After spending most of my professional life in the discipline of publication deadlines, as a freelance artist and designer I still find deadlines my most effective motivation, such as scheduled shows and exhibits and this FASST demo on Monday.

So here’s what I got into yesterday. Some literature on colored pencil says to work light to dark. I haven’t found that method altogether successful — in my experience, different colors work with one another differently, regardless of shade or tint. All are translucent; some, like white , are more opaque; some make a drier mark and are easy to work over, like the indigo blue I used first to render the goddess figure; and some are slicker and less easy to cover… like the yellow I laid down first for the owl figure. I’m afraid a lot of the darks and midtones in the plumage will have to wait until I apply the first coat of workable fixatif, restoring the grab of the surface. Before that happens, I plan to get the tree started, over the laid-in sky shapes, and then proceed to work the sky between the branches so the tree is integral to the piece rather than laid over it.

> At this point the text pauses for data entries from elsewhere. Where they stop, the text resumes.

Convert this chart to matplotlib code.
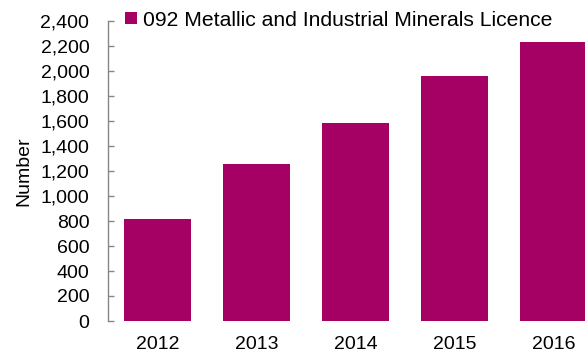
import matplotlib
matplotlib.use('Agg')
import matplotlib.pyplot as plt
import numpy as np

# data
years = ['2012', '2013', '2014', '2015', '2016']
counts = [820, 1255, 1585, 1960, 2235]
series_name = '092 Metallic and Industrial Minerals Licence'
yticks = np.arange(0, 2401, 200)

plt.rcParams['font.family'] = ['Liberation Sans', 'DejaVu Sans']

fig = plt.figure(figsize=(5.85, 3.56), dpi=100)
ax = fig.add_axes([108/585, 1 - 321/356, (603 - 108)/585, 300/356])

x = np.arange(len(years))
ax.bar(x, counts, width=0.667, color='#A50064', label=series_name)

ax.set_xlim(-0.5, len(years) - 0.5)
ax.set_ylim(0, 2400)
ax.set_xticks(x)
ax.set_xticklabels(years)
ax.set_yticks(yticks)
ax.set_yticklabels([f'{v:,}' for v in yticks])
ax.tick_params(axis='x', length=0, pad=11, labelsize=14)
ax.tick_params(axis='y', direction='in', length=4.5, width=1, color='#868686',
               pad=13.5, labelsize=14)

for s in ['top', 'right', 'bottom']:
    ax.spines[s].set_visible(False)
ax.spines['left'].set_color('#868686')
ax.spines['left'].set_linewidth(1)

ax.set_ylabel('Number', fontsize=14, labelpad=6)

ax.legend(loc='upper left', bbox_to_anchor=(0.035, 1.035), frameon=False,
          fontsize=15.25, handlelength=0.55, handleheight=0.55, handletextpad=0.3,
          borderaxespad=0, borderpad=0)

fig.savefig('out.png', dpi=100)
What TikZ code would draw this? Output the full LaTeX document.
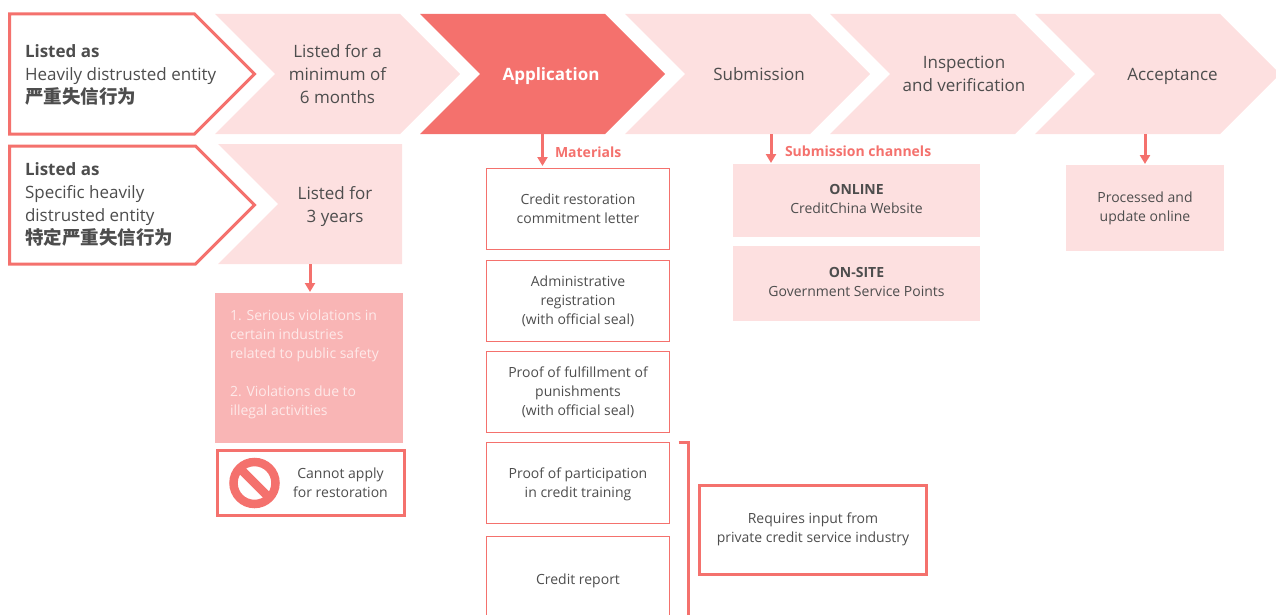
\documentclass[tikz,border=0pt]{standalone}
\usepackage{fontspec}
\setmainfont{Open Sans}
\newfontfamily\cjk{Noto Sans CJK SC}
\usetikzlibrary{shapes.symbols,positioning,arrows.meta}

\definecolor{coral}{HTML}{F4716D}
\definecolor{blush}{HTML}{FDE0E0}
\definecolor{rosy}{HTML}{F9B5B5}
\definecolor{inktext}{HTML}{4D4D4D}
\newcommand{\cjkline}[1]{{\fontsize{18.5}{23}\selectfont\cjk\bfseries #1}}
\newcommand{\stepstrut}{\rule[-5pt]{0pt}{23pt}}

\begin{document}
\begin{tikzpicture}[
x=1pt, y=-1pt,
every node/.style={text=inktext, align=center, inner sep=0pt, outer sep=0pt},
stepbase/.style={signal, signal pointer angle=90, minimum height=120pt, minimum width=245pt, font=\fontsize{17}{23}\selectfont},
chevron/.style={stepbase, signal from=west, signal to=east, fill=blush},
outlined/.style={stepbase, signal from=nowhere, signal to=east, draw=coral, line width=3pt, fill=white},
listtext/.style={anchor=west, align=left, font=\fontsize{17}{23}\selectfont},
steptext/.style={font=\fontsize{17}{23}\selectfont},
matbox/.style={draw=coral, line width=1pt, minimum width=183pt, minimum height=81pt, text depth=0pt, font=\fontsize{14}{19}\selectfont},
panel/.style={fill=blush, text depth=3pt, font=\fontsize{14}{19}\selectfont},
thickbox/.style={draw=coral, line width=3pt, font=\fontsize{14}{19}\selectfont},
redarrow/.style={draw=coral, line width=3pt, -{Triangle[width=10pt,length=9pt]}},
redlabel/.style={text=coral, font=\fontsize{14}{19}\selectfont\bfseries, anchor=west},
]
\clip (0,0) rectangle (1276,615);

% top row
\node[outlined, anchor=west] (heavy) at (9.5,74) {};
\node[listtext] (heavytext) at (25,75) {\textbf{Listed as}\\Heavily distrusted entity\\\cjkline{严重失信行为}};
\node[chevron] (months) at (337.5,74) {Listed for a\\minimum of\\6 months};
\node[chevron, fill=coral, text=white, font=\fontsize{17}{23}\selectfont\bfseries] (apply) at (542.5,74) {\hspace*{17pt}\stepstrut Application};
\node[chevron] (submit) at (747.5,74) {\hspace*{23pt}\stepstrut Submission};
\node[chevron] (inspect) at (952.5,74) {};
\node[steptext] (inspecttext) at (964,74) {Inspection\\and verification};
\node[chevron] (accept) at (1157.5,74) {\hspace*{30pt}\stepstrut Acceptance};

% second row
\node[outlined, anchor=west, minimum height=118pt] (specific) at (9.5,205) {};
\node[listtext] (specifictext) at (25,204) {\textbf{Listed as}\\Specific heavily\\distrusted entity\\\cjkline{特定严重失信行为}};
\node[stepbase, anchor=east, signal from=west, signal to=nowhere, fill=blush, minimum width=184pt] (years) at (402,204) {};
\node[steptext] (yearstext) at (335,207) {Listed for\\3 years};

% reasons
\node[fill=rosy, minimum width=188pt, minimum height=150pt] (reasons) at (309,368) {};
\node[text=blush!70!white, anchor=west, align=left, font=\fontsize{14}{19}\selectfont] (reasonstext) at (230,364) {1. Serious violations in\\certain industries\\related to public safety\\[19pt]2. Violations due to\\illegal activities};
\node[draw=coral, line width=3pt, minimum width=187pt, minimum height=65pt] (cannot) at (310.5,483) {};
\node[circle, draw=coral, line width=8.5pt, minimum size=42pt] (noentry) at (254.5,483) {};
\draw[coral, line width=8.5pt] (noentry.north west) -- (noentry.south east);
\node[font=\fontsize{14}{19}\selectfont] (cannottext) at (340.5,482.5) {Cannot apply\\for restoration};
\draw[redarrow, shorten >=1pt] ([xshift=1pt]reasons.north |- years.south) -- ([xshift=1pt]reasons.north);

% materials
\node[matbox] (letter) at (578,208.5) {Credit restoration\\commitment letter};
\node[matbox, below=11pt of letter] (admin) {Administrative\\registration\\(with official seal)};
\node[matbox, below=10pt of admin] (proof) {Proof of fulfillment of\\punishments\\(with official seal)};
\node[matbox, below=10pt of proof] (training) {Proof of participation\\in credit training};
\node[matbox, minimum height=86pt, below=13pt of training] (report) {Credit report};
\draw[redarrow, shorten >=2pt] (apply.south) -- (apply.south |- letter.north);
\node[redlabel] (materials) at (555,152) {Materials};

% bracket
\coordinate[right=9pt of training.north east] (bracketa);
\coordinate (bracketb) at (688,442);
\draw[coral, line width=3pt] (bracketa) -- (bracketb) -- (bracketb |- report.south);
\node[thickbox, minimum width=227pt, minimum height=89pt, text depth=5pt] (industry) at (813,530) {Requires input from\\private credit service industry};

% channels
\node[panel, minimum width=247pt, minimum height=73pt] (online) at (856.5,200.5) {\textbf{ONLINE}\\CreditChina Website};
\node[panel, minimum width=247pt, minimum height=75pt] (onsite) at (856.5,283.5) {\textbf{ON-SITE}\\Government Service Points};
\draw[redarrow, shorten >=1pt] ([xshift=23.5pt]submit.south) -- ([xshift=23.5pt]submit.south |- online.north);
\node[redlabel] (channels) at (785,151) {Submission channels};

% outcome
\node[panel, minimum width=158pt, minimum height=86pt] (processed) at (1145,208) {Processed and\\update online};
\draw[redarrow, shorten >=1pt] (processed.north |- accept.south) -- (processed.north);
\end{tikzpicture}
\end{document}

Owl and Stone Goddess - stage 4
Owl and Stone Goddess - stage 4: taking the color trail of indigo darks into the goddess figure, laying down midtones - dark yellow and lilac, respectively, into the owl and goddess figures
Owl and Stone Goddess - stage 5
Owl and Stone Goddess - stage 5: starting the figure rendering over midtones
Owl and Stone Goddess - stage 6
Owl and Stone Goddess - stage 6: darks rendered in goddess figure, and over-burnished with a lilac pencil stick. lights will come later. Owl figure's rendering will have to wait, due to the slick surface of dark yellow I used as a first layer.